Глаза египетской царицы, подведенные сурьмой, расширились от удивления.
— Сейчас жарко, дорогая сестра. Музыка так приятно звучит, а дыни самые сладкие из тех, что я пробовала в этом году… Зачем портить чудесный день переживаниями по столь ничтожному поводу? — На ее полных губах промелькнула улыбка. — Мы с тобой его жены, Берениса. А она ничто, игрушка на пару вечеров. Разве можно лишать его развлечений, когда его бремя так тяжело?
— Нам угрожает опасность, — ответила Берениса. — Он…
— Подожди, — сухо сказала Артакама. — Ты все это время говорила, а теперь, сделай милость, дослушай меня до конца. Война, голод, болезни — вот серьезные вопросы. При нашем царе Египет стоит прочно и Александрия сияет, как путеводная звезда в темную ночь. Наш муж основал библиотеки, университеты, а также великолепную усыпальницу в честь Александра Македонского. Ученые мужи съезжаются сюда со всего мира. У Птолемея могучая и непобедимая армия, его корабли правят морем, цари замирают, когда его послы являются к ним. Всего этого достиг наш господин. И ты рискнешь навлечь на себя его гнев из-за любовницы?
— Я не боюсь его, — резко ответила Берениса.
— Не боишься? — Артакама откинулась на подушки и закрыла глаза. — Тебе следовало бы его бояться, дорогая сестра. Все мужчины непредсказуемы, а цари особенно.
В это время во Дворце голубого лотоса Птолемей и Майет расположились друг против друга на ложах у бассейна, в котором отражался сад. Они провели день, беседуя и играя в сенет[2]. Она была еще слаба, однако с каждым днем к ней возвращался вкус к жизни. Она с нетерпением ждала прихода Птолемея и сегодня чувствовала себя прекрасно. Когда он был рядом, обаятельный и нежный, она почти забывала о том, что жизнь началась для нее лишь несколько недель назад, а все, что было до того, терялось в сером тумане.
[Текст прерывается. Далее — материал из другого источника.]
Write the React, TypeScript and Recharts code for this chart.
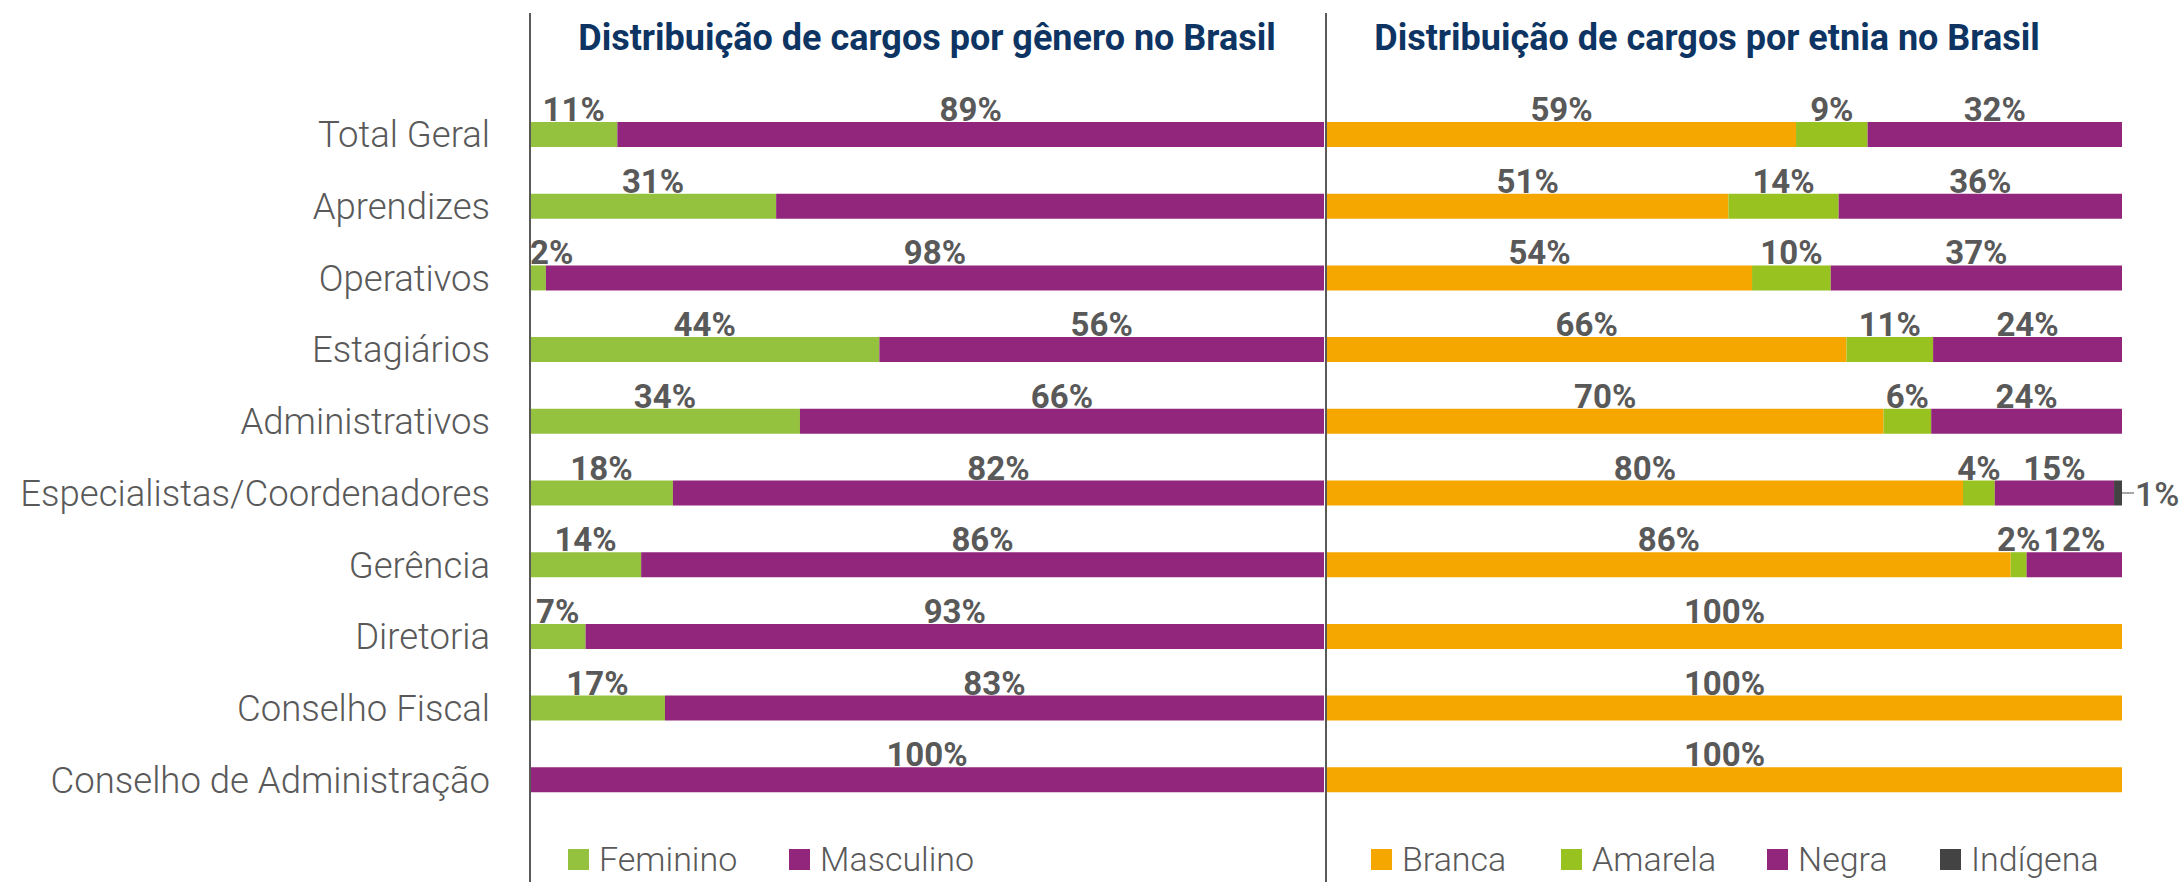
import React from "react";
import { BarChart, Bar, XAxis, YAxis, LabelList } from "recharts";

const categories = [
  "Total Geral",
  "Aprendizes",
  "Operativos",
  "Estagiários",
  "Administrativos",
  "Especialistas/Coordenadores",
  "Gerência",
  "Diretoria",
  "Conselho Fiscal",
  "Conselho de Administração",
];

const feminino = [11, 31, 2, 44, 34, 18, 14, 7, 17, 0];
const masculino = [89, 69, 98, 56, 66, 82, 86, 93, 83, 100];
const masculinoLabels = ["89%", "", "98%", "56%", "66%", "82%", "86%", "93%", "83%", "100%"];

const branca = [59, 51, 54, 66, 70, 80, 86, 100, 100, 100];
const amarela = [9, 14, 10, 11, 6, 4, 2, 0, 0, 0];
const negra = [32, 36, 37, 24, 24, 15, 12, 0, 0, 0];
const indigena = [0, 0, 0, 0, 0, 1, 0, 0, 0, 0];

const genderTitle = "Distribuição de cargos por gênero no Brasil";
const ethnicTitle = "Distribuição de cargos por etnia no Brasil";

const C_GREEN = "#94C13E";
const C_AMARELA = "#97C21F";
const C_PURPLE = "#92267D";
const C_ORANGE = "#F5A700";
const C_DARK = "#434343";
const C_TEXT = "#595959";
const C_TITLE = "#0D3462";
const FONT = "Roboto, 'Noto Sans', sans-serif";

const genderData = categories.map((c, i) => ({
  name: c,
  Feminino: feminino[i],
  Masculino: masculino[i],
}));

const ethnicData = categories.map((c, i) => ({
  name: c,
  Branca: branca[i],
  Amarela: amarela[i],
  Negra: negra[i],
  Indigena: indigena[i],
}));

const LABEL_SIZE = 33;

function approxWidth(text: string) {
  let w = 0;
  for (const ch of text) w += ch === "%" ? 0.75 : 0.565;
  return w * LABEL_SIZE;
}

function makeLabel(getText: (i: number) => string, minX: number) {
  return (props: any) => {
    const { x, y, width, index } = props;
    const text = getText(index);
    if (!text) return null;
    const half = approxWidth(text) / 2;
    let cx = Number(x) + Number(width) / 2;
    if (cx - half < minX) cx = minX + half;
    return (
      <text
        x={cx}
        y={Number(y) - 1}
        textAnchor="middle"
        fill={C_TEXT}
        fontFamily={FONT}
        fontWeight={700}
        fontSize={LABEL_SIZE}
      >
        {text}
      </text>
    );
  };
}

const indigenaLabel = (props: any) => {
  const { x, y, width, height, value } = props;
  const v = Array.isArray(value) ? value[value.length - 1] : value;
  if (!v || !(Number(width) > 0)) return null;
  const x1 = Number(x) + Number(width);
  const cy = Number(y) + Number(height) / 2;
  return (
    <g>
      <line x1={x1} y1={cy} x2={x1 + 12} y2={cy} stroke="#A6A6A6" strokeWidth={2} />
      <text
        x={x1 + 13}
        y={cy + 1}
        dominantBaseline="central"
        fill={C_TEXT}
        fontFamily={FONT}
        fontWeight={500}
        fontSize={34}
      >
        {v + "%"}
      </text>
    </g>
  );
};

const pct = (arr: number[]) => (i: number) => (arr[i] ? arr[i] + "%" : "");

function CategoryTick(props: any) {
  const { x, y, payload } = props;
  return (
    <text
      x={x}
      y={y}
      textAnchor="end"
      dominantBaseline="central"
      fill={C_TEXT}
      fontFamily={FONT}
      fontWeight={300}
      fontSize={36.5}
    >
      {payload.value}
    </text>
  );
}

function LegendRow({ items }: { items: { label: string; color: string; x: number }[] }) {
  return (
    <>
      {items.map((it) => (
        <div
          key={it.label}
          style={{
            position: "absolute",
            left: it.x,
            top: 0,
            display: "flex",
            alignItems: "center",
            height: 40,
            whiteSpace: "nowrap",
          }}
        >
          <div style={{ width: 21, height: 21, background: it.color, marginRight: 10 }} />
          <span style={{ fontFamily: FONT, fontWeight: 300, fontSize: 34, color: C_TEXT, lineHeight: "40px" }}>{it.label}</span>
        </div>
      ))}
    </>
  );
}

const PLOT_TOP = 99;
const PLOT_BOTTOM = 816;
const H = 882;

export default function App() {
  return (
    <div style={{ position: "absolute", left: 0, top: 0, width: 2181, height: H, background: "#fff", overflow: "hidden" }}>
      <div style={{ position: "absolute", left: 0, top: 0 }}>
        <BarChart
          width={1326}
          height={H}
          data={genderData}
          layout="vertical"
          margin={{ top: PLOT_TOP, bottom: H - PLOT_BOTTOM, left: 0, right: 2 }}
          barSize={25}
        >
          <XAxis type="number" domain={[0, 100]} hide />
          <YAxis
            type="category"
            dataKey="name"
            width={530}
            axisLine={false}
            tickLine={false}
            tick={<CategoryTick />}
            tickMargin={34}
            interval={0}
          />
          <Bar dataKey="Feminino" stackId="g" fill={C_GREEN} isAnimationActive={false}>
            <LabelList content={makeLabel(pct(feminino), 530)} />
          </Bar>
          <Bar dataKey="Masculino" stackId="g" fill={C_PURPLE} isAnimationActive={false}>
            <LabelList content={makeLabel((i) => masculinoLabels[i], 530)} />
          </Bar>
        </BarChart>
      </div>
      <div style={{ position: "absolute", left: 1327, top: 0 }}>
        <BarChart
          width={2181 - 1327}
          height={H}
          data={ethnicData}
          layout="vertical"
          stackOffset="expand"
          margin={{ top: PLOT_TOP, bottom: H - PLOT_BOTTOM, left: 0, right: 2181 - 2122 }}
          barSize={25}
        >
          <XAxis type="number" domain={[0, 1]} hide />
          <YAxis type="category" dataKey="name" hide />
          <Bar dataKey="Branca" stackId="e" fill={C_ORANGE} isAnimationActive={false}>
            <LabelList content={makeLabel(pct(branca), 0)} />
          </Bar>
          <Bar dataKey="Amarela" stackId="e" fill={C_AMARELA} isAnimationActive={false}>
            <LabelList content={makeLabel(pct(amarela), 0)} />
          </Bar>
          <Bar dataKey="Negra" stackId="e" fill={C_PURPLE} isAnimationActive={false}>
            <LabelList content={makeLabel(pct(negra), 0)} />
          </Bar>
          <Bar dataKey="Indigena" name="Indígena" stackId="e" fill={C_DARK} isAnimationActive={false}>
            <LabelList
              valueAccessor={(entry: any) => (entry && entry.payload ? entry.payload.Indigena : undefined)}
              content={indigenaLabel}
            />
          </Bar>
        </BarChart>
      </div>

      {/* vertical separators / axis lines */}
      <div style={{ position: "absolute", left: 529, top: 13, width: 2, height: H - 13, background: C_TEXT }} />
      <div style={{ position: "absolute", left: 1325, top: 13, width: 2, height: H - 13, background: C_TEXT }} />

      {/* titles */}
      <div
        style={{
          position: "absolute",
          left: 530,
          width: 794,
          top: 16,
          textAlign: "center",
          fontFamily: FONT,
          fontWeight: 700,
          fontSize: 36,
          color: C_TITLE,
          lineHeight: "44px",
          whiteSpace: "nowrap",
        }}
      >
        {genderTitle}
      </div>
      <div
        style={{
          position: "absolute",
          left: 1327,
          width: 760,
          top: 16,
          textAlign: "center",
          fontFamily: FONT,
          fontWeight: 700,
          fontSize: 36,
          color: C_TITLE,
          lineHeight: "44px",
          whiteSpace: "nowrap",
        }}
      >
        {ethnicTitle}
      </div>

      {/* legends */}
      <div style={{ position: "absolute", left: 0, top: 839, width: 2181, height: 40 }}>
        <LegendRow
          items={[
            { label: "Feminino", color: C_GREEN, x: 568 },
            { label: "Masculino", color: C_PURPLE, x: 789 },
            { label: "Branca", color: C_ORANGE, x: 1371 },
            { label: "Amarela", color: C_AMARELA, x: 1561 },
            { label: "Negra", color: C_PURPLE, x: 1767 },
            { label: "Indígena", color: C_DARK, x: 1940 },
          ]}
        />
      </div>
    </div>
  );
}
Почти все… кроме повторяющихся снов, волновавших и беспокоивших ее. Ей снились два человека… один золотоволосый… другой черноволосый и дикий… и плач ребенка, которого ей не удавалось увидеть. Каждый раз ей казалось, что это вот-вот произойдет, но когда она открывала глаза, не было ничего, что напоминало бы ее видения. Ничего, кроме пустоты…
— Майет! Вы устали? Может, позвать слуг…
— Нет, не надо, — ответила она, не желая покидать этот великолепный сад, полный пения птиц, журчания фонтанов и шуршания пальмовых ветвей. — Я хорошо себя чувствую. Я хотела бы закончить игру. Пожалуйста!
Каждый из них уже по разу победил, и сейчас у Птолемея оставались всего две клетки до победы.
— Ваш ход, — сказал он, предлагая Майет бросить колышки. — Но вы все равно уже проиграли, госпожа. Пора это признать! — Он знаком велел двум рабыням, державшим опахала из страусовых перьев, удалиться.
— Нет! — возразила она, поднесла колышки к губам, поцеловала их для удачи и бросила на стол. — Ну вот! — закричала она, торжествуя. — Тройка! Я выиграла.
— Вы нечестно играли, — поддразнил он ее.
— Нет, честно! В сенете обмануть невозможно.
Он засмеялся, и она снова подумала, как он обаятелен: он не походил на классические статуи, но был силен, а светлые волосы, мужественный подбородок, яркие глаза на загорелом лице делали его очень привлекательным. Его широкие плечи и мускулистые руки выигрышно смотрелись в элегантном греческом хитоне и расшитой серебром мантии. Лишь немногим мужчинам, носившим гиматий — верхнее одеяние со множеством складок, удавалось не выглядеть тучными и напыщенными, но на стройной фигуре Птолемея он сидел великолепно.